__WHAT IS ASKED__:
Write out, precisely and in full, each line of the material.

__DATASET CONTENT__:
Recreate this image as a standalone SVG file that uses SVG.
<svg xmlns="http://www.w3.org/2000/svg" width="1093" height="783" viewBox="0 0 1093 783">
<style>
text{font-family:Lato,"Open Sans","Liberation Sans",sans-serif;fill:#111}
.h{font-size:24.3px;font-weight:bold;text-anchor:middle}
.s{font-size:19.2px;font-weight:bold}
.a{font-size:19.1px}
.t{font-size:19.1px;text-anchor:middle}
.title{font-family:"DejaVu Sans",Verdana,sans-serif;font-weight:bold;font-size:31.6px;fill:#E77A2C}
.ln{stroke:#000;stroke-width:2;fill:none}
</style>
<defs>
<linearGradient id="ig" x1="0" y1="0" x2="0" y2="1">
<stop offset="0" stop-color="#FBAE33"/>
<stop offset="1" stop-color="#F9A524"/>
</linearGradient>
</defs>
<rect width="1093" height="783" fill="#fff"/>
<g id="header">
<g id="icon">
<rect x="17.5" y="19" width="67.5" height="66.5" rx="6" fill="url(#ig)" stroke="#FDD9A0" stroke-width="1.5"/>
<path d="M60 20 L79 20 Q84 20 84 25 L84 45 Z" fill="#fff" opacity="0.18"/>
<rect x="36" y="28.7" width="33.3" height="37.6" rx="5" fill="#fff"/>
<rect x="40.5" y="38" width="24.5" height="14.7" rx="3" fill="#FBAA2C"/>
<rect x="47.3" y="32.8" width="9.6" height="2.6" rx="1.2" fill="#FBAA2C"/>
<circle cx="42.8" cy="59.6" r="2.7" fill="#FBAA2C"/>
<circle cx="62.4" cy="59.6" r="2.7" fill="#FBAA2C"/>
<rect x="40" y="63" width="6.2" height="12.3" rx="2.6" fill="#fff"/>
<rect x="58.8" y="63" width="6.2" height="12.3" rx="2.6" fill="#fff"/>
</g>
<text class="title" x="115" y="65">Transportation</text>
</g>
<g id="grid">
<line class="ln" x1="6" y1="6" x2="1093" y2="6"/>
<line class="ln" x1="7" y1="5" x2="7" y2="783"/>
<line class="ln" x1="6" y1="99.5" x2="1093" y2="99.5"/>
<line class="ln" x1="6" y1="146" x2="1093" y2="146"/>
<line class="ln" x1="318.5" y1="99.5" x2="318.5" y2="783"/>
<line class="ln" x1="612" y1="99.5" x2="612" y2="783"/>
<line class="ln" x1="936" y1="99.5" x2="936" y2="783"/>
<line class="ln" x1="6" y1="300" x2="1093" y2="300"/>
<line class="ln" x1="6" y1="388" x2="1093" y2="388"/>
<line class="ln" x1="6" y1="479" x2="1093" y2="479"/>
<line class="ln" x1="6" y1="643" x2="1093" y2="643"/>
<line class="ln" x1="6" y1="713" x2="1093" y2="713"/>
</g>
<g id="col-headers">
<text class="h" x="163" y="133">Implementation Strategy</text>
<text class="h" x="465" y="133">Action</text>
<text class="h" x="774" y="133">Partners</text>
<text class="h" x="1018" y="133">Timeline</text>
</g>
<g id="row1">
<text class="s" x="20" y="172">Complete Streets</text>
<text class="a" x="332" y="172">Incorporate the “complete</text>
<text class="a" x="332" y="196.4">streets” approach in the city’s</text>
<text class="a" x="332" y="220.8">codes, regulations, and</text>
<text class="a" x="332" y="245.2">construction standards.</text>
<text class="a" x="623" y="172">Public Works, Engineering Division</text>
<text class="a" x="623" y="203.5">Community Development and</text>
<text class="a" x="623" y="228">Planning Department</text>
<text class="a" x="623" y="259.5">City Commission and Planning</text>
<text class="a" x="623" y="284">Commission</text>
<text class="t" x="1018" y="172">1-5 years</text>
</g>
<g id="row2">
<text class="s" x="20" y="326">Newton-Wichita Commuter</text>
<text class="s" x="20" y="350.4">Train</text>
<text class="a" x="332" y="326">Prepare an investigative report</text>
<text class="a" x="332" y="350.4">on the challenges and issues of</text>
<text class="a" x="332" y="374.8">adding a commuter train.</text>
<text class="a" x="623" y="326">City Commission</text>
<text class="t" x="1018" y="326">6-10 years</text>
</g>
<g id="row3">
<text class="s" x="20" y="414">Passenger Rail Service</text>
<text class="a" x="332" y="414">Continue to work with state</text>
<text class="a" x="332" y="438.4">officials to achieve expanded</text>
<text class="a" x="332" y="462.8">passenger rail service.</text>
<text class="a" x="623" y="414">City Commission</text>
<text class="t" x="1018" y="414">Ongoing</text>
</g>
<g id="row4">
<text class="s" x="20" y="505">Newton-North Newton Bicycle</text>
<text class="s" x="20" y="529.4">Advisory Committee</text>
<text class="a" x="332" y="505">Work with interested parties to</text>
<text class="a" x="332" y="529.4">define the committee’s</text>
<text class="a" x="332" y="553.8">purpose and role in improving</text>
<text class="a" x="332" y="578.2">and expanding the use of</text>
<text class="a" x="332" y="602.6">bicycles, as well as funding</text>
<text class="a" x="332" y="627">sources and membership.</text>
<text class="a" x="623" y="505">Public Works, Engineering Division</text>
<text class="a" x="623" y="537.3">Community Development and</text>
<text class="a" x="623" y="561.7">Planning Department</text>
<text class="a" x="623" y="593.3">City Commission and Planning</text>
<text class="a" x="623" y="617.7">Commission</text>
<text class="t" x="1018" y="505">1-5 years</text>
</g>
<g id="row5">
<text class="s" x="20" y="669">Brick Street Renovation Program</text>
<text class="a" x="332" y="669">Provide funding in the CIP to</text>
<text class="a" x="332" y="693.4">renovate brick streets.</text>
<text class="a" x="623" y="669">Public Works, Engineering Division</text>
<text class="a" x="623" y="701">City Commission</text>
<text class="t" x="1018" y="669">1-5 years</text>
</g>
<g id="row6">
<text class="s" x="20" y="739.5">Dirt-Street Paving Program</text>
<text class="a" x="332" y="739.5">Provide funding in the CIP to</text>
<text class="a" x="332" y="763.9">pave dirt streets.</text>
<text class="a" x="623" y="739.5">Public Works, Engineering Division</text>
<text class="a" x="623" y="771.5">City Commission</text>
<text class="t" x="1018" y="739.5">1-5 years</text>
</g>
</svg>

__RESULT__:
Recreate this image as a standalone SVG file that uses SVG.
<svg xmlns="http://www.w3.org/2000/svg" width="1093" height="783" viewBox="0 0 1093 783">
<style>
text{font-family:Lato,"Open Sans","Liberation Sans",sans-serif;fill:#111}
.h{font-size:24.3px;font-weight:bold;text-anchor:middle}
.s{font-size:19.2px;font-weight:bold}
.a{font-size:19.1px}
.t{font-size:19.1px;text-anchor:middle}
.title{font-family:"DejaVu Sans",Verdana,sans-serif;font-weight:bold;font-size:31.6px;fill:#E77A2C}
.ln{stroke:#000;stroke-width:2;fill:none}
</style>
<defs>
<linearGradient id="ig" x1="0" y1="0" x2="0" y2="1">
<stop offset="0" stop-color="#FBAE33"/>
<stop offset="1" stop-color="#F9A524"/>
</linearGradient>
</defs>
<rect width="1093" height="783" fill="#fff"/>
<g id="header">
<g id="icon">
<rect x="17.5" y="19" width="67.5" height="66.5" rx="6" fill="url(#ig)" stroke="#FDD9A0" stroke-width="1.5"/>
<path d="M60 20 L79 20 Q84 20 84 25 L84 45 Z" fill="#fff" opacity="0.18"/>
<rect x="36" y="28.7" width="33.3" height="37.6" rx="5" fill="#fff"/>
<rect x="40.5" y="38" width="24.5" height="14.7" rx="3" fill="#FBAA2C"/>
<rect x="47.3" y="32.8" width="9.6" height="2.6" rx="1.2" fill="#FBAA2C"/>
<circle cx="42.8" cy="59.6" r="2.7" fill="#FBAA2C"/>
<circle cx="62.4" cy="59.6" r="2.7" fill="#FBAA2C"/>
<rect x="40" y="63" width="6.2" height="12.3" rx="2.6" fill="#fff"/>
<rect x="58.8" y="63" width="6.2" height="12.3" rx="2.6" fill="#fff"/>
</g>
<text class="title" x="115" y="65">Transportation</text>
</g>
<g id="grid">
<line class="ln" x1="6" y1="6" x2="1093" y2="6"/>
<line class="ln" x1="7" y1="5" x2="7" y2="783"/>
<line class="ln" x1="6" y1="99.5" x2="1093" y2="99.5"/>
<line class="ln" x1="6" y1="146" x2="1093" y2="146"/>
<line class="ln" x1="318.5" y1="99.5" x2="318.5" y2="783"/>
<line class="ln" x1="612" y1="99.5" x2="612" y2="783"/>
<line class="ln" x1="936" y1="99.5" x2="936" y2="783"/>
<line class="ln" x1="6" y1="300" x2="1093" y2="300"/>
<line class="ln" x1="6" y1="388" x2="1093" y2="388"/>
<line class="ln" x1="6" y1="479" x2="1093" y2="479"/>
<line class="ln" x1="6" y1="643" x2="1093" y2="643"/>
<line class="ln" x1="6" y1="713" x2="1093" y2="713"/>
</g>
<g id="col-headers">
<text class="h" x="163" y="133">Implementation Strategy</text>
<text class="h" x="465" y="133">Action</text>
<text class="h" x="774" y="133">Partners</text>
<text class="h" x="1018" y="133">Timeline</text>
</g>
<g id="row1">
<text class="s" x="20" y="172">Complete Streets</text>
<text class="a" x="332" y="172">Incorporate the “complete</text>
<text class="a" x="332" y="196.4">streets” approach in the city’s</text>
<text class="a" x="332" y="220.8">codes, regulations, and</text>
<text class="a" x="332" y="245.2">construction standards.</text>
<text class="a" x="623" y="172">Public Works, Engineering Division</text>
<text class="a" x="623" y="203.5">Community Development and</text>
<text class="a" x="623" y="228">Planning Department</text>
<text class="a" x="623" y="259.5">City Commission and Planning</text>
<text class="a" x="623" y="284">Commission</text>
<text class="t" x="1018" y="172">1-5 years</text>
</g>
<g id="row2">
<text class="s" x="20" y="326">Newton-Wichita Commuter</text>
<text class="s" x="20" y="350.4">Train</text>
<text class="a" x="332" y="326">Prepare an investigative report</text>
<text class="a" x="332" y="350.4">on the challenges and issues of</text>
<text class="a" x="332" y="374.8">adding a commuter train.</text>
<text class="a" x="623" y="326">City Commission</text>
<text class="t" x="1018" y="326">6-10 years</text>
</g>
<g id="row3">
<text class="s" x="20" y="414">Passenger Rail Service</text>
<text class="a" x="332" y="414">Continue to work with state</text>
<text class="a" x="332" y="438.4">officials to achieve expanded</text>
<text class="a" x="332" y="462.8">passenger rail service.</text>
<text class="a" x="623" y="414">City Commission</text>
<text class="t" x="1018" y="414">Ongoing</text>
</g>
<g id="row4">
<text class="s" x="20" y="505">Newton-North Newton Bicycle</text>
<text class="s" x="20" y="529.4">Advisory Committee</text>
<text class="a" x="332" y="505">Work with interested parties to</text>
<text class="a" x="332" y="529.4">define the committee’s</text>
<text class="a" x="332" y="553.8">purpose and role in improving</text>
<text class="a" x="332" y="578.2">and expanding the use of</text>
<text class="a" x="332" y="602.6">bicycles, as well as funding</text>
<text class="a" x="332" y="627">sources and membership.</text>
<text class="a" x="623" y="505">Public Works, Engineering Division</text>
<text class="a" x="623" y="537.3">Community Development and</text>
<text class="a" x="623" y="561.7">Planning Department</text>
<text class="a" x="623" y="593.3">City Commission and Planning</text>
<text class="a" x="623" y="617.7">Commission</text>
<text class="t" x="1018" y="505">1-5 years</text>
</g>
<g id="row5">
<text class="s" x="20" y="669">Brick Street Renovation Program</text>
<text class="a" x="332" y="669">Provide funding in the CIP to</text>
<text class="a" x="332" y="693.4">renovate brick streets.</text>
<text class="a" x="623" y="669">Public Works, Engineering Division</text>
<text class="a" x="623" y="701">City Commission</text>
<text class="t" x="1018" y="669">1-5 years</text>
</g>
<g id="row6">
<text class="s" x="20" y="739.5">Dirt-Street Paving Program</text>
<text class="a" x="332" y="739.5">Provide funding in the CIP to</text>
<text class="a" x="332" y="763.9">pave dirt streets.</text>
<text class="a" x="623" y="739.5">Public Works, Engineering Division</text>
<text class="a" x="623" y="771.5">City Commission</text>
<text class="t" x="1018" y="739.5">1-5 years</text>
</g>
</svg>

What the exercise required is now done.